Several aspects of this work are novel. First, anisotropic BRDF modelling, well established in computer graphics, is applied here to complex industrial turbine blade geometries with spatially varying wear, rather than to idealised shapes such as spheres, cylinders, or flat samples. Second, the combination of multi-angle photometric imaging using a 42-LED hemisphere with photometric stereo and BRDF fitting forms a practical pipeline for industrial surfaces that is more suitable for complex geometries than traditional gonioreflectometers. Third, the study provides initial qualitative evidence that statistical roughness properties—especially distribution parameters such as skewness and kurtosis—may exhibit relationships with BRDF parameters, suggesting that reflectance encodes aspects of surface texture beyond pure height information. These indications, however, require systematic quantitative investigation in future work.
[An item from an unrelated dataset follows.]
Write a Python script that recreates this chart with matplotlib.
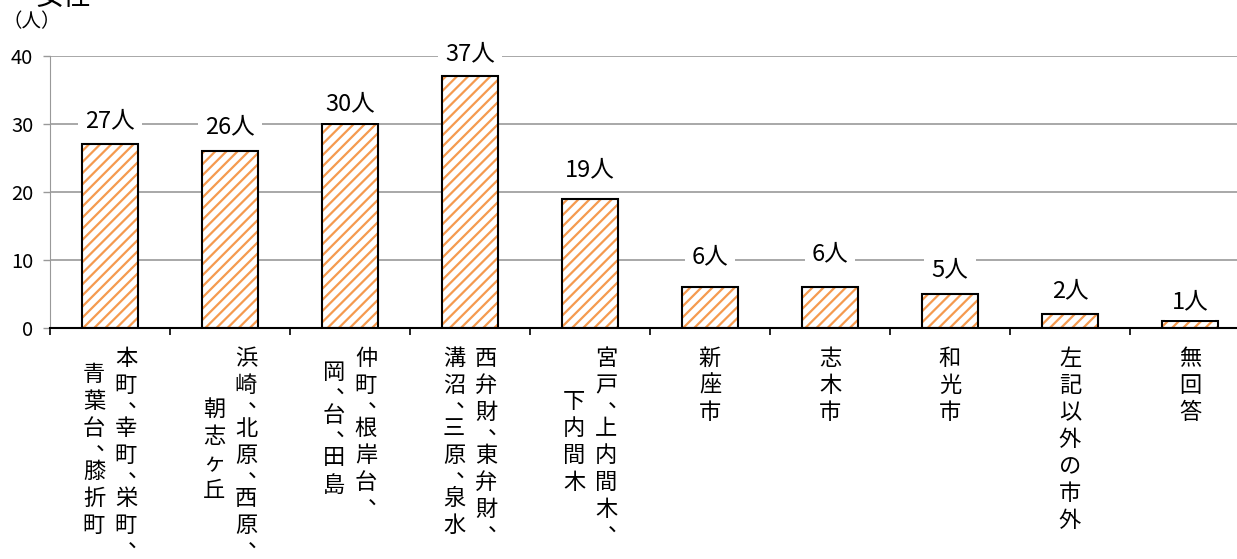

From an application perspective, the developed sensor and methodology are particularly relevant for turbine blade inspection in maintenance, repair, and overhaul (MRO) scenarios. Here, the system can support rapid, wide-area surface condition assessment after operation and guide technicians to regions that warrant more detailed, time-intensive measurements with confocal or tactile instruments. This has the potential to reduce inspection time from hours, for full-surface high-resolution scanning, to minutes by enabling a triage workflow: the illumination sensor identifies areas with wear, erosion, oxidation or surface damage, which are then investigated in detail using established roughness measurement systems. In quality assurance (QA) during manufacturing, the approach can be used for post-production inspection of turbine blades to detect defects such as tool marks or insufficient finishing across the entire surface, improving confidence that sampled regions are representative before release.

Beyond these direct industrial applications, the methodology offers a basis for research into the relationship between surface reflectance and functional properties such as aerodynamic efficiency, heat transfer behaviour, and wear mechanisms. By linking BRDF parameters with statistical surface descriptors and texture orientation, the approach can contribute to optimising surface finishes for specific performance objectives. Future work will extend validation to other component geometries, perform comprehensive quantitative analysis of BRDF–roughness relationships, and integrate the illumination sensor into broader condition-based maintenance and digital inspection pipelines.